Coupling effects of hydrogen and Dy/Nb on magnetic properties of sintered NdFeB magnets

Abstract

The magnetic-property changes in sintered NdFeB magnets with different content of Dy and Nb after electrochemical hydrogen charging (EHC) were investigated. The phases of Dy2Fe14B, NbFeB, and Fe2Nb are confirmed by energy-dispersive spectrometry (EDS) and selected area electron diffraction. The electron back-scatter diffraction (EBSD) and electrochemical test show that the amount of Nd-rich grain boundary phases as hydrogen diffusion channels and the concentration of hydrogen near the surface of the magnets increase with the addition of Dy and Nb. Before and after EHC, the surface roughness and magnetic properties were measured using a laser scanning confocal microscopy, pulsed field magnetometer and flux meter. The results revealed that the surface roughness of magnets increases, owing to the absorption of hydrogen.

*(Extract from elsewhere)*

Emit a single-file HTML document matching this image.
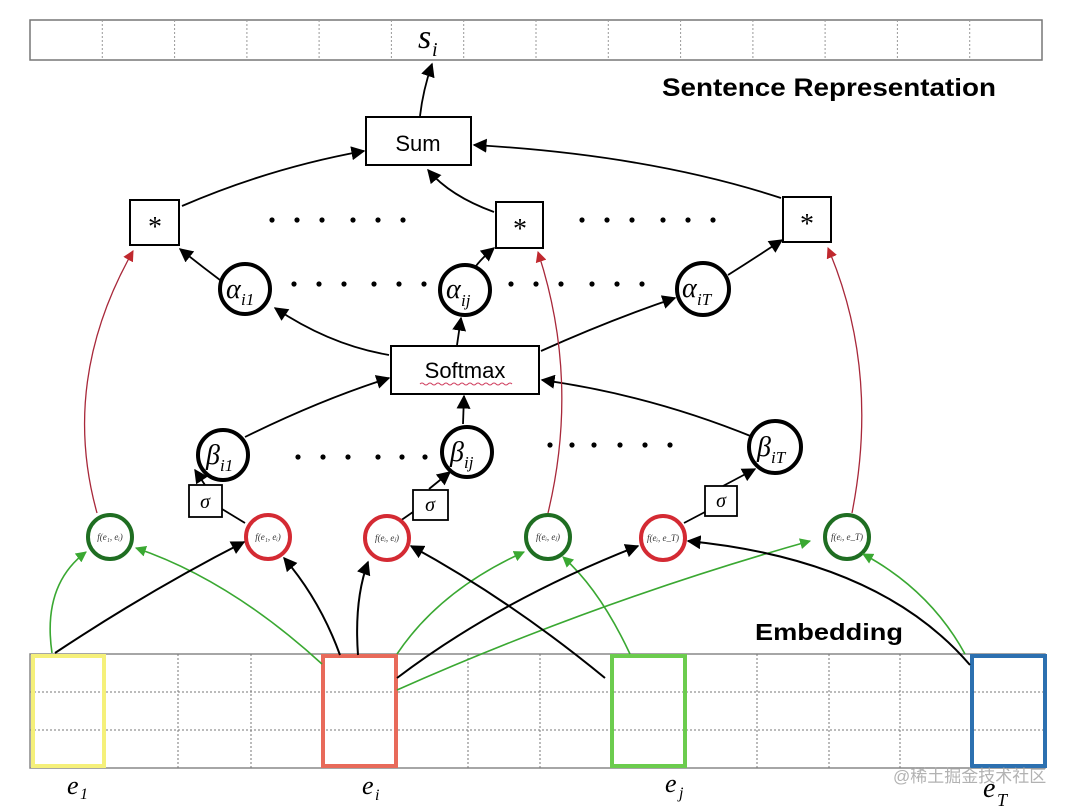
<!DOCTYPE html>
<html><head><meta charset="utf-8"><style>
html,body{margin:0;padding:0;background:#fff;}
svg{display:block;}
.m{font-family:"Liberation Serif",serif;font-style:italic;}
.s{font-family:"Liberation Sans",sans-serif;}
</style></head><body>
<svg width="1080" height="807" viewBox="0 0 1080 807" xmlns="http://www.w3.org/2000/svg">
<defs>
<marker id="abk" viewBox="0 0 10 10" refX="9" refY="5" markerWidth="14" markerHeight="14" orient="auto" markerUnits="userSpaceOnUse"><path d="M0,0 L10,5 L0,10 z" fill="#000"/></marker>
<marker id="ag" viewBox="0 0 10 10" refX="9" refY="5" markerWidth="11" markerHeight="11" orient="auto" markerUnits="userSpaceOnUse"><path d="M0,0 L10,5 L0,10 z" fill="#3aa832"/></marker>
<marker id="ar" viewBox="0 0 10 10" refX="9" refY="5" markerWidth="11" markerHeight="11" orient="auto" markerUnits="userSpaceOnUse"><path d="M0,0 L10,5 L0,10 z" fill="#c0282e"/></marker>
</defs>

<!-- top bar -->
<rect x="30" y="20" width="1012" height="40" fill="#fff" stroke="#777" stroke-width="1.5"/>
<g stroke="#999" stroke-dasharray="2,2" stroke-width="1">
<line x1="102.3" y1="20" x2="102.3" y2="60"/><line x1="174.6" y1="20" x2="174.6" y2="60"/><line x1="246.9" y1="20" x2="246.9" y2="60"/><line x1="319.1" y1="20" x2="319.1" y2="60"/><line x1="391.4" y1="20" x2="391.4" y2="60"/><line x1="463.7" y1="20" x2="463.7" y2="60"/><line x1="536" y1="20" x2="536" y2="60"/><line x1="608.3" y1="20" x2="608.3" y2="60"/><line x1="680.6" y1="20" x2="680.6" y2="60"/><line x1="752.9" y1="20" x2="752.9" y2="60"/><line x1="825.1" y1="20" x2="825.1" y2="60"/><line x1="897.4" y1="20" x2="897.4" y2="60"/><line x1="969.7" y1="20" x2="969.7" y2="60"/>
</g>
<text x="418" y="48" class="m" font-size="34">s</text><text x="432" y="56" class="m" font-size="20">i</text>
<text x="662" y="96" class="s" font-size="25" font-weight="bold" textLength="334" lengthAdjust="spacingAndGlyphs">Sentence Representation</text>

<!-- nodes -->
<g fill="#fff" stroke="#000">
<rect x="366" y="117" width="105" height="48" stroke-width="2"/>
<rect x="130" y="200" width="49" height="45" stroke-width="2"/>
<rect x="496" y="202" width="47" height="46" stroke-width="2"/>
<rect x="783" y="197" width="48" height="45" stroke-width="2"/>
<rect x="391" y="346" width="148" height="48" stroke-width="2"/>
<circle cx="245" cy="289" r="25" stroke-width="4"/>
<circle cx="465" cy="290" r="25" stroke-width="4"/>
<circle cx="703" cy="289" r="26" stroke-width="4"/>
<circle cx="223" cy="455" r="25" stroke-width="4"/>
<circle cx="467" cy="452" r="25" stroke-width="4"/>
<circle cx="775" cy="447" r="26" stroke-width="4"/>
<rect x="189" y="485" width="33" height="32" stroke-width="1.8"/>
<rect x="413" y="490" width="35" height="30" stroke-width="1.8"/>
<rect x="705" y="486" width="32" height="30" stroke-width="1.8"/>
</g>
<text x="418" y="151" class="s" font-size="22" text-anchor="middle">Sum</text>
<text x="465" y="378" class="s" font-size="22" text-anchor="middle">Softmax</text>
<path d="M420,384 q2,-2 4,0 t4,0 t4,0 t4,0 t4,0 t4,0 t4,0 t4,0 t4,0 t4,0 t4,0 t4,0 t4,0 t4,0 t4,0 t4,0 t4,0 t4,0 t4,0 t4,0 t4,0 t4,0 t4,0" fill="none" stroke="#d04060" stroke-width="1"/>
<g font-size="28" text-anchor="middle" font-family="Liberation Serif,serif">
<text x="155" y="236">*</text><text x="520" y="238">*</text><text x="807" y="233">*</text>
</g>
<g class="m">
<text x="226" y="298" font-size="28">α</text><text x="241" y="305" font-size="17">i1</text>
<text x="446" y="298" font-size="28">α</text><text x="461" y="306" font-size="17">ij</text>
<text x="682" y="297" font-size="28">α</text><text x="697" y="305" font-size="17">iT</text>
<text x="206" y="464" font-size="28">β</text><text x="220" y="471" font-size="17">i1</text>
<text x="450" y="461" font-size="28">β</text><text x="464" y="468" font-size="17">ij</text>
<text x="757" y="456" font-size="28">β</text><text x="771" y="463" font-size="17">iT</text>
<text x="205" y="508" font-size="20" text-anchor="middle">σ</text>
<text x="430" y="511" font-size="20" text-anchor="middle">σ</text>
<text x="721" y="507" font-size="20" text-anchor="middle">σ</text>
</g>

<!-- dots -->
<g fill="#000">
<circle cx="272" cy="220" r="2.6"/><circle cx="297" cy="220" r="2.6"/><circle cx="322" cy="220" r="2.6"/><circle cx="353" cy="220" r="2.6"/><circle cx="378" cy="220" r="2.6"/><circle cx="403" cy="220" r="2.6"/>
<circle cx="582" cy="220" r="2.6"/><circle cx="607" cy="220" r="2.6"/><circle cx="632" cy="220" r="2.6"/><circle cx="663" cy="220" r="2.6"/><circle cx="688" cy="220" r="2.6"/><circle cx="713" cy="220" r="2.6"/>
<circle cx="294" cy="284" r="2.6"/><circle cx="319" cy="284" r="2.6"/><circle cx="344" cy="284" r="2.6"/><circle cx="374" cy="284" r="2.6"/><circle cx="399" cy="284" r="2.6"/><circle cx="424" cy="284" r="2.6"/>
<circle cx="511" cy="284" r="2.6"/><circle cx="536" cy="284" r="2.6"/><circle cx="561" cy="284" r="2.6"/><circle cx="592" cy="284" r="2.6"/><circle cx="617" cy="284" r="2.6"/><circle cx="642" cy="284" r="2.6"/>
<circle cx="298" cy="457" r="2.6"/><circle cx="323" cy="457" r="2.6"/><circle cx="348" cy="457" r="2.6"/><circle cx="378" cy="457" r="2.6"/><circle cx="402" cy="457" r="2.6"/><circle cx="425" cy="457" r="2.6"/>
<circle cx="550" cy="445" r="2.6"/><circle cx="572" cy="445" r="2.6"/><circle cx="594" cy="445" r="2.6"/><circle cx="620" cy="445" r="2.6"/><circle cx="645" cy="445" r="2.6"/><circle cx="670" cy="445" r="2.6"/>
</g>

<!-- black edges upper -->
<g fill="none" stroke="#000" stroke-width="1.8" marker-end="url(#abk)">
<path d="M420,116 Q423,90 432,64"/>
<path d="M182,206 Q270,168 364,151"/>
<path d="M494,212 Q450,196 428,170"/>
<path d="M781,198 Q650,155 474,145"/>
<path d="M220,280 Q200,265 180,249"/>
<path d="M476,266 Q482,258 494,248"/>
<path d="M728,275 Q755,258 782,240"/>
<path d="M389,355 Q330,345 275,308"/>
<path d="M457,345 L461,318"/>
<path d="M541,351 Q610,320 675,298"/>
<path d="M245,437 Q320,400 389,378"/>
<path d="M463,424 L464,396"/>
<path d="M753,437 Q650,395 542,380"/>
<path d="M205,485 L195,470"/>
<path d="M429,489 L450,472"/>
<path d="M723,486 L755,469"/>
</g>
<g fill="none" stroke="#000" stroke-width="1.8">
<path d="M245,523 L222,509"/>
<path d="M400,521 L413,512"/>
<path d="M684,523 L705,512"/>
</g>

<!-- red thin curves -->
<g fill="none" stroke="#a8283a" stroke-width="1.3" marker-end="url(#ar)">
<path d="M97,513 Q60,380 133,251"/>
<path d="M548,513 Q580,380 538,252"/>
<path d="M852,513 Q880,370 828,248"/>
</g>

<!-- f circles -->
<g fill="#fff" stroke-width="4">
<circle cx="110" cy="537" r="22" stroke="#1f6e22"/>
<circle cx="268" cy="537" r="22" stroke="#d42a33"/>
<circle cx="387" cy="538" r="22" stroke="#d42a33"/>
<circle cx="548" cy="537" r="22" stroke="#1f6e22"/>
<circle cx="663" cy="538" r="22" stroke="#d42a33"/>
<circle cx="847" cy="537" r="22" stroke="#1f6e22"/>
</g>
<g class="m" font-size="9" text-anchor="middle" fill="#333">
<text x="110" y="540">f(e₁, eᵢ)</text>
<text x="268" y="540">f(e₁, eᵢ)</text>
<text x="387" y="541">f(eᵢ, eⱼ)</text>
<text x="548" y="540">f(eᵢ, eⱼ)</text>
<text x="663" y="541">f(eᵢ, e_T)</text>
<text x="847" y="540">f(eᵢ, e_T)</text>
</g>

<!-- bottom table -->
<rect x="30" y="654" width="1015" height="114" fill="#fff" stroke="#888" stroke-width="1.5"/>
<g stroke="#777" stroke-dasharray="2,2" stroke-width="1">
<line x1="30" y1="692" x2="1045" y2="692"/><line x1="30" y1="730" x2="1045" y2="730"/>
<line x1="105" y1="654" x2="105" y2="768"/><line x1="178" y1="654" x2="178" y2="768"/><line x1="251" y1="654" x2="251" y2="768"/><line x1="322" y1="654" x2="322" y2="768"/><line x1="397" y1="654" x2="397" y2="768"/><line x1="468" y1="654" x2="468" y2="768"/><line x1="540" y1="654" x2="540" y2="768"/><line x1="612" y1="654" x2="612" y2="768"/><line x1="686" y1="654" x2="686" y2="768"/><line x1="757" y1="654" x2="757" y2="768"/><line x1="829" y1="654" x2="829" y2="768"/><line x1="900" y1="654" x2="900" y2="768"/><line x1="972" y1="654" x2="972" y2="768"/>
</g>
<rect x="33" y="656" width="71" height="110" fill="none" stroke="#f5f07a" stroke-width="4"/>
<rect x="323" y="656" width="73" height="110" fill="none" stroke="#e86a5a" stroke-width="4"/>
<rect x="612" y="656" width="73" height="110" fill="none" stroke="#6ccc4e" stroke-width="4"/>
<rect x="972" y="656" width="73" height="110" fill="none" stroke="#2c70b0" stroke-width="4"/>

<text x="755" y="640" class="s" font-size="23" font-weight="bold" textLength="148" lengthAdjust="spacingAndGlyphs">Embedding</text>

<!-- bottom edges -->
<g fill="none" stroke="#3aa832" stroke-width="1.6" marker-end="url(#ag)">
<path d="M52,653 Q42,585 86,552"/>
<path d="M322,664 Q230,580 136,548"/>
<path d="M397,654 Q440,590 524,552"/>
<path d="M397,690 Q600,600 810,541"/>
<path d="M630,654 Q600,590 563,557"/>
<path d="M965,654 Q930,590 863,554"/>
</g>
<g fill="none" stroke="#000" stroke-width="2" marker-end="url(#abk)">
<path d="M55,653 Q150,590 244,542"/>
<path d="M340,655 Q320,600 284,558"/>
<path d="M358,655 Q354,600 368,562"/>
<path d="M397,678 Q500,600 638,546"/>
<path d="M605,678 Q510,600 411,546"/>
<path d="M970,665 Q880,560 688,541"/>
</g>

<!-- labels -->
<g class="m">
<text x="67" y="794" font-size="26">e</text><text x="80" y="799" font-size="16">1</text>
<text x="362" y="794" font-size="26">e</text><text x="375" y="800" font-size="16">i</text>
<text x="665" y="792" font-size="26">e</text><text x="679" y="798" font-size="16">j</text>
<text x="983" y="797" font-size="28">e</text><text x="997" y="806" font-size="18">T</text>
</g>
<text x="893" y="782" font-family="Liberation Sans,Noto Sans CJK SC,sans-serif" font-size="17" fill="#aaa" opacity="0.9">@稀土掘金技术社区</text>
</svg>
</body></html>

During EHC, the remanence (Br) remains unchanged, whereas the magnitudes of the coercivity, magnetic moment (Mt), and maximum energy density ((BH)max) decrease by different degrees because of the presence of Dy and Nb compounds. Hydrogen decreases the stability of the magnet in demagnetization field by reducing the critical energy required for magnetic moment rotation, nucleation of reverse domains, and expansion of domain walls, and the presence of Dy and Nb compounds exacerbates the stability.